Write the number of lines holding the word "standalone", and nothing else.

• _Information shown_
───

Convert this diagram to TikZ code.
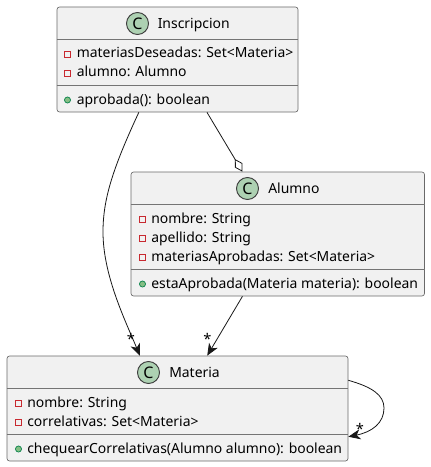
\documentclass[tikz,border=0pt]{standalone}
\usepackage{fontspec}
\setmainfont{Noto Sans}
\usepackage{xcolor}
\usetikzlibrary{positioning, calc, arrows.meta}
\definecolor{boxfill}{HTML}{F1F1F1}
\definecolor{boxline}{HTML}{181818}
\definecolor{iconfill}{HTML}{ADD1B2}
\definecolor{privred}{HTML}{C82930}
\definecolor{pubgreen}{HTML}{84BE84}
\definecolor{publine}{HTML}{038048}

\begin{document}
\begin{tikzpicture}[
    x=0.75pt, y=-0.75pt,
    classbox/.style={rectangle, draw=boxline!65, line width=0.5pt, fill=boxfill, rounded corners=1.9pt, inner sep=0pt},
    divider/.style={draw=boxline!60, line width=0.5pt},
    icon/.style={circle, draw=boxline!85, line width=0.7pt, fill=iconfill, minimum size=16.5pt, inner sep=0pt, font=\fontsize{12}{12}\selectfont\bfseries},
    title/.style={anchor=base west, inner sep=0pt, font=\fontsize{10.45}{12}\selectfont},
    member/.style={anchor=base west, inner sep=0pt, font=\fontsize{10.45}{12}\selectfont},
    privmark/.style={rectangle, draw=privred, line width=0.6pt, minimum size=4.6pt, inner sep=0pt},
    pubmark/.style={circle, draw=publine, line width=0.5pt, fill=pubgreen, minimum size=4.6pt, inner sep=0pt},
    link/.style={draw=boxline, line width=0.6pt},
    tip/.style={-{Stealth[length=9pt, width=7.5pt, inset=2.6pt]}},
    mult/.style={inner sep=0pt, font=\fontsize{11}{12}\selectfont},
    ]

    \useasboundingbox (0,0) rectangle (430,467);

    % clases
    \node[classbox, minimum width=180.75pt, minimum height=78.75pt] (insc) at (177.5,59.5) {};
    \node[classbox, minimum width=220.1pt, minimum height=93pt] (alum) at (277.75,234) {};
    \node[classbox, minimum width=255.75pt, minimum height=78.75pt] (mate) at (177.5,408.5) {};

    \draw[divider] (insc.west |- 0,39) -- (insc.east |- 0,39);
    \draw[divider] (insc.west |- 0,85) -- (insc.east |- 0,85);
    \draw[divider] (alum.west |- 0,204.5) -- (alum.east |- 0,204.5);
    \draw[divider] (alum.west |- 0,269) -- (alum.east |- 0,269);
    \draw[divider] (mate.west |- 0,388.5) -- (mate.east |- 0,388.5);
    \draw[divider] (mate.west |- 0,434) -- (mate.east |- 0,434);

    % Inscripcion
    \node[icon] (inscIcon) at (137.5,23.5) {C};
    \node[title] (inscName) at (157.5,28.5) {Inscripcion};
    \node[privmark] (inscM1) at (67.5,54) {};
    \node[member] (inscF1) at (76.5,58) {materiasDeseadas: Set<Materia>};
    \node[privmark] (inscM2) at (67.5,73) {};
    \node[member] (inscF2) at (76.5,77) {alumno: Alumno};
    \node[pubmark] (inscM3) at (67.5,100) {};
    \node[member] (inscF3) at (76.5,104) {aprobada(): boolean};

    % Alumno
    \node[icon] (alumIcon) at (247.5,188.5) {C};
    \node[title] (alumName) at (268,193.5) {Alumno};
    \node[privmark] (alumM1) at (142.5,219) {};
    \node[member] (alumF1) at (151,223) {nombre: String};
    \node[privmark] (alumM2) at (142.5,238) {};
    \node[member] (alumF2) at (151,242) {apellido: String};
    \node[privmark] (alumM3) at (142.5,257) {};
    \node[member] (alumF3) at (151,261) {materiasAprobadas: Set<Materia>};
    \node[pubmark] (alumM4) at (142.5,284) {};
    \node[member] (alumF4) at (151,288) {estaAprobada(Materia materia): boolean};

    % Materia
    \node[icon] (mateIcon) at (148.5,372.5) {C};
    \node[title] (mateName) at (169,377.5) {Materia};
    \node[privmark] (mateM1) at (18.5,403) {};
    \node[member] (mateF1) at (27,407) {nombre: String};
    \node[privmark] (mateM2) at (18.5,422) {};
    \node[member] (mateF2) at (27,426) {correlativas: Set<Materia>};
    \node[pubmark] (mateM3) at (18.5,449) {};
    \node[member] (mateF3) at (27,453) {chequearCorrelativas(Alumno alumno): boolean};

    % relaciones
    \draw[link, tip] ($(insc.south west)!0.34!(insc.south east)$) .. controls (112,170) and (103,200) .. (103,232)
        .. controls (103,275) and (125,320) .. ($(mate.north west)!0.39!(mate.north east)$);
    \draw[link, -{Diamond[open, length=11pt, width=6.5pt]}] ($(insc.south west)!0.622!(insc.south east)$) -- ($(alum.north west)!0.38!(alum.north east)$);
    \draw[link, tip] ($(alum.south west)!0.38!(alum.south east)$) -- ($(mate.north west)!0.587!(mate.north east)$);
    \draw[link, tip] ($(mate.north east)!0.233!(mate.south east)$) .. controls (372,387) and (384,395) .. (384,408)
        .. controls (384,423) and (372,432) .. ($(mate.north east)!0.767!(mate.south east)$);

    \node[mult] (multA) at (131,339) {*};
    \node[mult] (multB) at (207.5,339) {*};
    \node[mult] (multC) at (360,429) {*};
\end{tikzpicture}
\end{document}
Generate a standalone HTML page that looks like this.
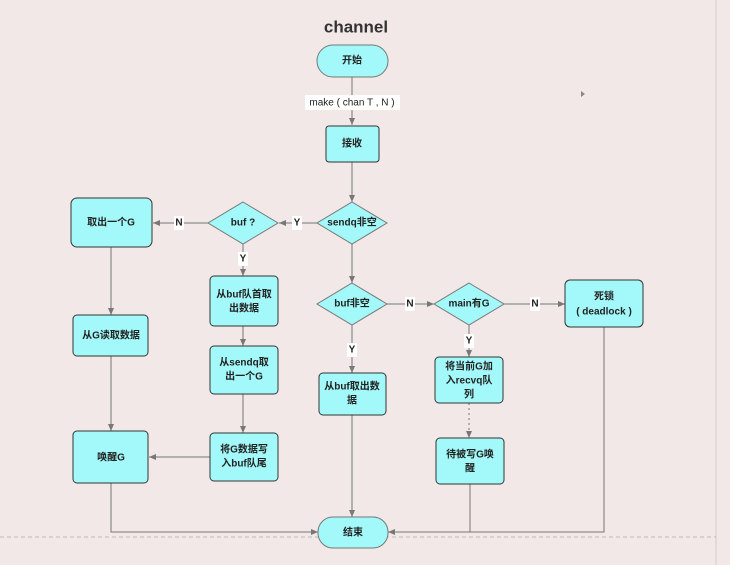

───

• _Reply_
2